All marketing materials should be consistent in use of design elements, inclusion of your logo and slogan, artwork, colors and typefaces, as well as the way your company name is displayed and your products are described. Strive for the same look and feel in your online and offline presence.
Brand Internally: Executive management’s commitment to develop a culture that supports the brand is fundamental to the success of this initiative. According to a study conducted by the Chartered Institute of Marketing, companies that have consistently succeeded in building brand equity view their brand as a central organizing principal for all company activities, not just something they sell to consumers.

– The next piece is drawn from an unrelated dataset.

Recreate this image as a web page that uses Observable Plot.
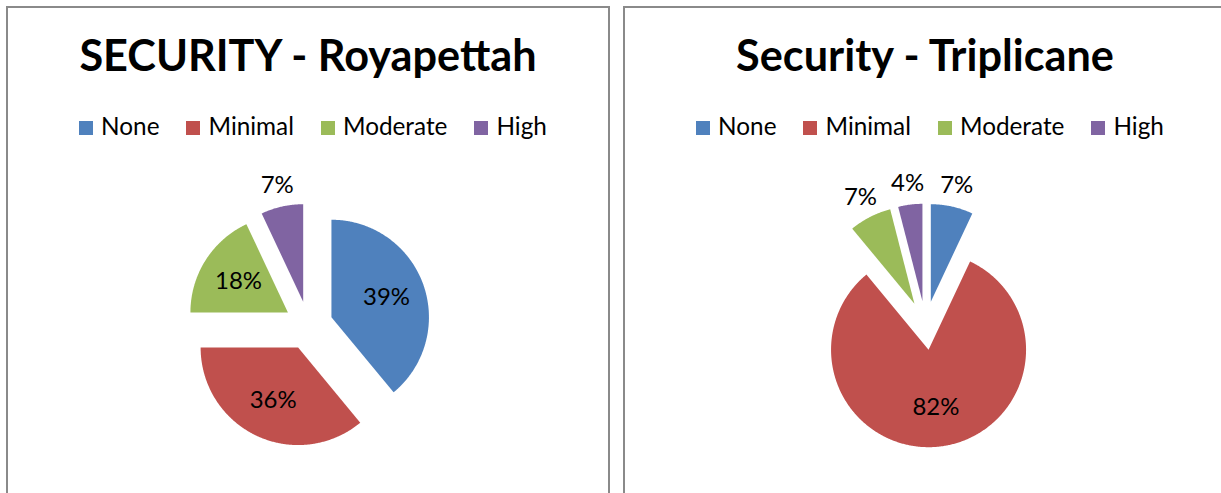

Internal awareness throughout your organization can begin by distributing a brand-positioning document to your staff and reinforcing this message through company-wide meetings.
Infuse Your Brand in the Company Culture: Brand messages that are integrated into the daily company culture and are consistently reflected throughout an organization strengthen a brand’s equity. The philosophy behind your brand must permeate your entire organization for it to take hold, and to morph as your company evolves. Consider e-Bay, Google, HP and Microsoft: culture at these companies is reflected in all of their external and internal communications, from advertising to corporate gift giving to company meetings.

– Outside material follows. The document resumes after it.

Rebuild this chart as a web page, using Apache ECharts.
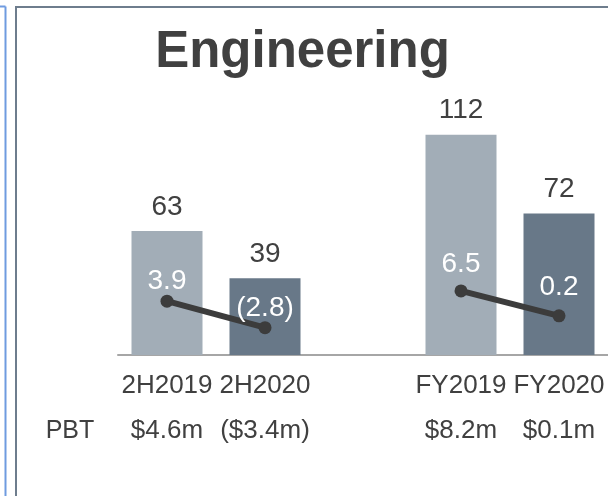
<!DOCTYPE html>
<html>
<head>
<meta charset="utf-8">
<script src="https://cdn.jsdelivr.net/npm/echarts@6/dist/echarts.min.js"></script>
<style>
html,body{margin:0;padding:0;background:#fff;}
#c{width:608px;height:496px;}
</style>
</head>
<body>
<div id="c"></div>
<script>
const categories = ['2H2019', '2H2020', '', 'FY2019', 'FY2020'];
const revenue = [63, 39, null, 112, 72];
const margin = [3.9, -2.8, null, 6.5, 0.2];
const pbt = ['$4.6m', '($3.4m)', '', '$8.2m', '$0.1m'];
const rowLabel = 'PBT';
const chartTitle = 'Engineering';

const LIGHT = '#a2adb7';
const DARK = '#687888';
const FONT = '"Liberation Sans", Arial, sans-serif';

const chart = echarts.init(document.getElementById('c'), null, {renderer: 'canvas'});

const barData = revenue.map((v, i) => v == null ? null : ({
  value: v,
  itemStyle: {color: (i === 0 || i === 3) ? LIGHT : DARK}
}));

const lineDist = [-1, -1, 0, 6, 8];
const lineData = margin.map((v, i) => v == null ? null : ({
  value: v,
  label: {distance: lineDist[i]}
}));

chart.setOption({
  animation: false,
  backgroundColor: '#fff',
  graphic: [
    {type: 'line', shape: {x1: 5.5, y1: 6.5, x2: 5.5, y2: 496}, style: {stroke: '#6f9be0', lineWidth: 2}},
    {type: 'line', shape: {x1: 0, y1: 6.5, x2: 5.5, y2: 6.5}, style: {stroke: '#6f9be0', lineWidth: 2}},
    {type: 'line', shape: {x1: 16, y1: 7, x2: 16, y2: 496}, style: {stroke: '#6e7d8d', lineWidth: 2}},
    {type: 'line', shape: {x1: 15, y1: 7, x2: 608, y2: 7}, style: {stroke: '#6e7d8d', lineWidth: 2}},
    {type: 'text', x: 302.5, y: 53, style: {text: chartTitle, font: 'bold 51px ' + FONT, fill: '#404040', textAlign: 'center', textVerticalAlign: 'middle'}},
    {type: 'text', x: 70, y: 431, style: {text: rowLabel, font: '25px ' + FONT, fill: '#404040', textAlign: 'center', textVerticalAlign: 'middle'}}
  ],
  grid: {left: 118, width: 493.5, top: 119, height: 236, containLabel: false},
  xAxis: {
    type: 'category',
    data: categories,
    axisLine: {lineStyle: {color: '#a6a6a6', width: 2}},
    axisTick: {show: false},
    axisLabel: {
      interval: 0,
      margin: 8,
      formatter: (v, i) => '{a|' + v + '}\n{b|' + pbt[i] + '}',
      rich: {
        a: {fontSize: 26, fontFamily: FONT, color: '#404040', lineHeight: 45},
        b: {fontSize: 26, fontFamily: FONT, color: '#404040', lineHeight: 45}
      }
    }
  },
  yAxis: [
    {type: 'value', min: 0, max: 120, show: false, splitLine: {show: false}},
    {type: 'value', min: -9.72, max: 50, show: false, splitLine: {show: false}}
  ],
  series: [
    {
      type: 'bar',
      data: barData,
      barWidth: 71,
      label: {show: true, position: 'top', distance: 10, fontSize: 28, fontFamily: FONT, color: '#404040'}
    },
    {
      type: 'line',
      yAxisIndex: 1,
      data: lineData,
      connectNulls: false,
      symbol: 'circle',
      symbolSize: 13,
      lineStyle: {color: '#3c3c3c', width: 6},
      itemStyle: {color: '#3c3c3c'},
      label: {
        show: true, position: 'top', fontSize: 28, fontFamily: FONT, color: '#ffffff',
        formatter: p => p.value < 0 ? '(' + Math.abs(p.value).toFixed(1) + ')' : p.value.toFixed(1)
      }
    }
  ]
});
</script>
</body>
</html>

Use tools to spread your message.
- Advertise in as many vehicles as your budget allows. Frequency is important.
- Distribute press releases to trade and consumer publications on a regular basis. Craft them to demonstrate your expertise in providing solutions to customers’ challenges.
- Create a strong online presence. Give your target market ongoing reasons to visit your website. E-seminars and email marketing can establish and perpetuate your visibility.
- Give away products, promotional items and information so your brand becomes omnipresent.
- Sponsor media, industry, community, cultural, sports and other events.
- Offer incentives to tell others about your products and services (for example, give discounts to customers who refer prospects).
- Develop cooperative relationships with other businesses whose products complement yours.
While large companies can allocate a variety of resources to branding initiatives, smaller companies with tight budgets can still effectively build their brands by consistently delivering a positive, powerful message within the organization and its community.